__What is needed__:
Check every line of the entries for "this", and copy the lines that hold it.

⁂

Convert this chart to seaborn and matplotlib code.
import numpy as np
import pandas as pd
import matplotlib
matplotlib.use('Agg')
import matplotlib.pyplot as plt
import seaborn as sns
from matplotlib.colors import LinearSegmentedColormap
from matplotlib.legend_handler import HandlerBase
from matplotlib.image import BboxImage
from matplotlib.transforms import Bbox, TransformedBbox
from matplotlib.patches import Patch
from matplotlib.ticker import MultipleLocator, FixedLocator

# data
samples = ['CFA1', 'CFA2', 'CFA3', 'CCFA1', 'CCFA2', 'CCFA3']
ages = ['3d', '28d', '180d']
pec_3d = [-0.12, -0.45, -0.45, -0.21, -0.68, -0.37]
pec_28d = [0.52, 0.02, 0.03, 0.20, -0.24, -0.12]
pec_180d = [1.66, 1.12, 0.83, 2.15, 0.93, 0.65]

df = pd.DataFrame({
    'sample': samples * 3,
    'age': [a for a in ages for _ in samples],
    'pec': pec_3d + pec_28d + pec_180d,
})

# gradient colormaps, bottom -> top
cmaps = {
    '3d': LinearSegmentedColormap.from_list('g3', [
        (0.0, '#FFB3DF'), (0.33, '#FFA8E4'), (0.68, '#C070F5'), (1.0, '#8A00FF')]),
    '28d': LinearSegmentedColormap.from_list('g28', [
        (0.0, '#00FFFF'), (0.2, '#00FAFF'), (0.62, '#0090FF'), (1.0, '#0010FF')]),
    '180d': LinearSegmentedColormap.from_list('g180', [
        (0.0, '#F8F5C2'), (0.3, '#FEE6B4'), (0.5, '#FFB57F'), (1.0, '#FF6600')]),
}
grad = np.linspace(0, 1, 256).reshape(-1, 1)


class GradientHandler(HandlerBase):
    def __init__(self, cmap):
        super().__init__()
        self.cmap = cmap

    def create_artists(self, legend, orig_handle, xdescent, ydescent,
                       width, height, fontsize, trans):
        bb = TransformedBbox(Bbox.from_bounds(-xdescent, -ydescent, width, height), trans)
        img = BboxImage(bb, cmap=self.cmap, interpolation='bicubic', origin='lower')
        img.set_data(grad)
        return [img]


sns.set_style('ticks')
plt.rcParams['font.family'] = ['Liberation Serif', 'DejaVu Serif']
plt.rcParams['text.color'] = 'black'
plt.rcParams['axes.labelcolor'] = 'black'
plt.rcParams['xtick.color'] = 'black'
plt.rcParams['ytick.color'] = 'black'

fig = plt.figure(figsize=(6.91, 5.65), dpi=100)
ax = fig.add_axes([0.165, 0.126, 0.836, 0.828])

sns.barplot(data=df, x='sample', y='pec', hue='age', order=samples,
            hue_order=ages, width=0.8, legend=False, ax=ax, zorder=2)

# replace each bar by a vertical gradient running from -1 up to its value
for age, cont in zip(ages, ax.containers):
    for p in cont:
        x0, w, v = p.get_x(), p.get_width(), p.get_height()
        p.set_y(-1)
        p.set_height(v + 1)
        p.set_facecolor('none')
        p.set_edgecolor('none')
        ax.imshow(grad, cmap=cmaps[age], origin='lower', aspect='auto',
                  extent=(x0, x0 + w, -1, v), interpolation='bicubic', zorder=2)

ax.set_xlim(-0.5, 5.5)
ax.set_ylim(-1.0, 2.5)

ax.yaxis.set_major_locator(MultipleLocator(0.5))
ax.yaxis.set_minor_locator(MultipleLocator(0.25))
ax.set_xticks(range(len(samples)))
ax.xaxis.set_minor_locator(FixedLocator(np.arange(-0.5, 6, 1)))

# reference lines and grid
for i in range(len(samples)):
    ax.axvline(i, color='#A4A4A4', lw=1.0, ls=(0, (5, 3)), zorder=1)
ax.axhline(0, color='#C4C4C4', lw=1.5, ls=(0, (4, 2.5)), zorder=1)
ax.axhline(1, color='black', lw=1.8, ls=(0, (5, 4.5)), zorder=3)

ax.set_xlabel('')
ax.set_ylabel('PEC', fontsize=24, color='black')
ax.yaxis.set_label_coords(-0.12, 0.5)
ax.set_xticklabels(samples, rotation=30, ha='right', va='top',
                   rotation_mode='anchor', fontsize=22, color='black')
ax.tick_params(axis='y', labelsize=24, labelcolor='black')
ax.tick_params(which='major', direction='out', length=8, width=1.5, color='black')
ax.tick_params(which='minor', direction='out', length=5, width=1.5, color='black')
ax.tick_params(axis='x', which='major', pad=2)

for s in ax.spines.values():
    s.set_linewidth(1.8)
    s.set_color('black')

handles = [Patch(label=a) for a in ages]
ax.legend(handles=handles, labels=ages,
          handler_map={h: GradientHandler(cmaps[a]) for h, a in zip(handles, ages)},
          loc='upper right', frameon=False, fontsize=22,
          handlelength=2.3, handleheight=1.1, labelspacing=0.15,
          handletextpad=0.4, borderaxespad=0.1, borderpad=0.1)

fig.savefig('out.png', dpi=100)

⁂

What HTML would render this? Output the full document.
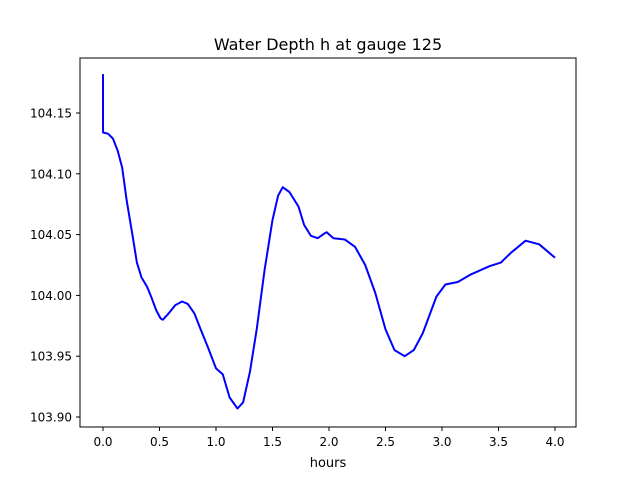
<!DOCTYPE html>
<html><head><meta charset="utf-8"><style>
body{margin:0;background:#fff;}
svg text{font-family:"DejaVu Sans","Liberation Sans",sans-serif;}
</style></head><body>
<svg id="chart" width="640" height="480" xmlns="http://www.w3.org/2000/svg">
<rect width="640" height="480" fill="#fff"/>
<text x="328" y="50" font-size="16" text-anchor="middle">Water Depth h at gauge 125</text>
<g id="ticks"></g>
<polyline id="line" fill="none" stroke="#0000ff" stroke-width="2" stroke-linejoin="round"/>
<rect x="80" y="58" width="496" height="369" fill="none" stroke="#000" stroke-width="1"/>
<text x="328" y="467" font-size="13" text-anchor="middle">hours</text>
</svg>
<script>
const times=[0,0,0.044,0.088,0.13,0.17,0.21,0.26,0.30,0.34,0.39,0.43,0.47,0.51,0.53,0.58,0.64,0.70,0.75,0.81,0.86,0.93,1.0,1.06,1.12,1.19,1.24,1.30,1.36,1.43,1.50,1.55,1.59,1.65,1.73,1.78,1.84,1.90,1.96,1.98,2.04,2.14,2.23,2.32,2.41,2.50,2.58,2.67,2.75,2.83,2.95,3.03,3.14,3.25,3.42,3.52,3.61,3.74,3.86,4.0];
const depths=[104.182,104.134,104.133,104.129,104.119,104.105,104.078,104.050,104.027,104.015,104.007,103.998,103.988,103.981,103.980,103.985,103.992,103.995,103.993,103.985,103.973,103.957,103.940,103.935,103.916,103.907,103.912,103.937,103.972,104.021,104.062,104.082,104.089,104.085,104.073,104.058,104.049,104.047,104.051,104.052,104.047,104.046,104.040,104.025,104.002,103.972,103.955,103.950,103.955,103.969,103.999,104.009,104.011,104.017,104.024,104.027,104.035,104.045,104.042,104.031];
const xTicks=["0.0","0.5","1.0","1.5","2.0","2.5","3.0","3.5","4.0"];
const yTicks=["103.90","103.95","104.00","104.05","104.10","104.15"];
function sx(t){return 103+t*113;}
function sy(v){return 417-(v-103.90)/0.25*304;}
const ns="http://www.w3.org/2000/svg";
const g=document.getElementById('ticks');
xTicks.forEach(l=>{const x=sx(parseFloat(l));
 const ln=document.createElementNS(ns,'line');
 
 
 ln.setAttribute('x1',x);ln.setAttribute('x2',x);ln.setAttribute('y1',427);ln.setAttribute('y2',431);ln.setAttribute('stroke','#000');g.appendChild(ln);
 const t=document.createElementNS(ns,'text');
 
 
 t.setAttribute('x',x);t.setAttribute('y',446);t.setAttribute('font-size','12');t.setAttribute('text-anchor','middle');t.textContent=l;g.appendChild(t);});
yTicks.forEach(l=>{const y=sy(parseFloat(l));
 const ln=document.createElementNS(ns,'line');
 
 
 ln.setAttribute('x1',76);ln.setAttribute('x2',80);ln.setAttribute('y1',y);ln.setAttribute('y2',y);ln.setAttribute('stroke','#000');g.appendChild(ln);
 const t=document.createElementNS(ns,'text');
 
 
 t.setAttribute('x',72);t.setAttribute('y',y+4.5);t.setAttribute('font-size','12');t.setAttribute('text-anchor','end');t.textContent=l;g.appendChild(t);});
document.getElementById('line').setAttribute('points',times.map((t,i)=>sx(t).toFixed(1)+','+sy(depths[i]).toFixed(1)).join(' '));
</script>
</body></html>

⁂

__Correct response__:
Convert this chart to seaborn and matplotlib code.
What HTML would render this? Output the full document.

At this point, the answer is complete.